Ladies' blight

Movie: Taking Lives

Our Rating: 1.50

How come Hollywood persists in giving us female law-enforcement officers who throw their professionalism to the wind to get down 'n dirty with hunky civilians -- and then are horribly punished for their indiscretions? Isn't that just setting up a straw man to knock down? (Or straw woman?) The latest victim of this onscreen witch hunt is Angelina Jolie, whose FBI agent Illeana Scott in "Taking Lives" comes on like a dizzy schoolgirl and attains barely a shred of real dignity throughout the mucho ass-kicking that is to follow.

Summoned to Canada to work a serial-killer case, Illeana ends up falling for her only eyewitness (Ethan Hawke), thus incurring a whole mess of silly-girl trouble -- including a hard slap in the face (literally) from an indignant cop (Olivier Martinez) who thinks that workplace inappropriateness should stop at babe-denigrating banter.
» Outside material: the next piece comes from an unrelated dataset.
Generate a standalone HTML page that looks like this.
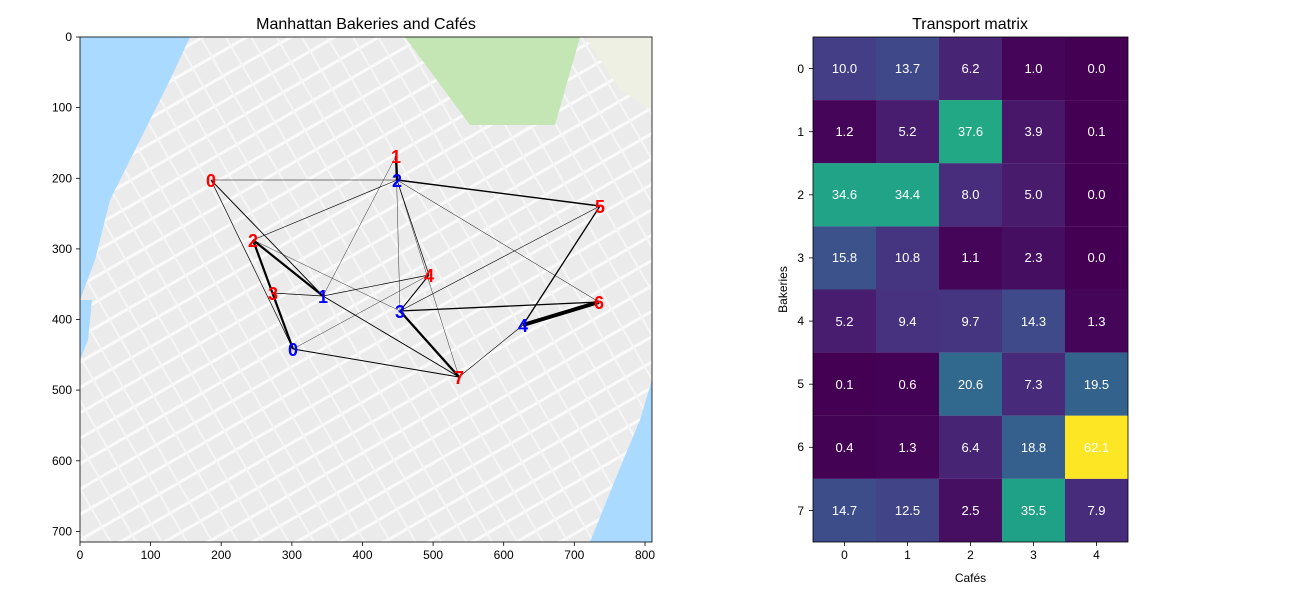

The movie seems to consider that slap acceptable censure, clearing the way for a climactic image that may be the ugliest homage to domestic violence I've ever seen in a film.

But what the movie accomplishes in misogyny, it nearly equals in lack of imagination: The intrepid investigators are literally an hour behind the audience with every major discovery, leaving us plenty of time to wonder if the "mysterious" killer will turn out to be the most obvious choice from among the few major characters, or just the stupidest. (Maybe it's both!) In the meantime, a car blows up. Jolie bares her breasts. And Hawke's determination to interrupt the simplest lines of dialogue with method-y stutters and gulps for breath proves that he may be the worst "serious" actor working today.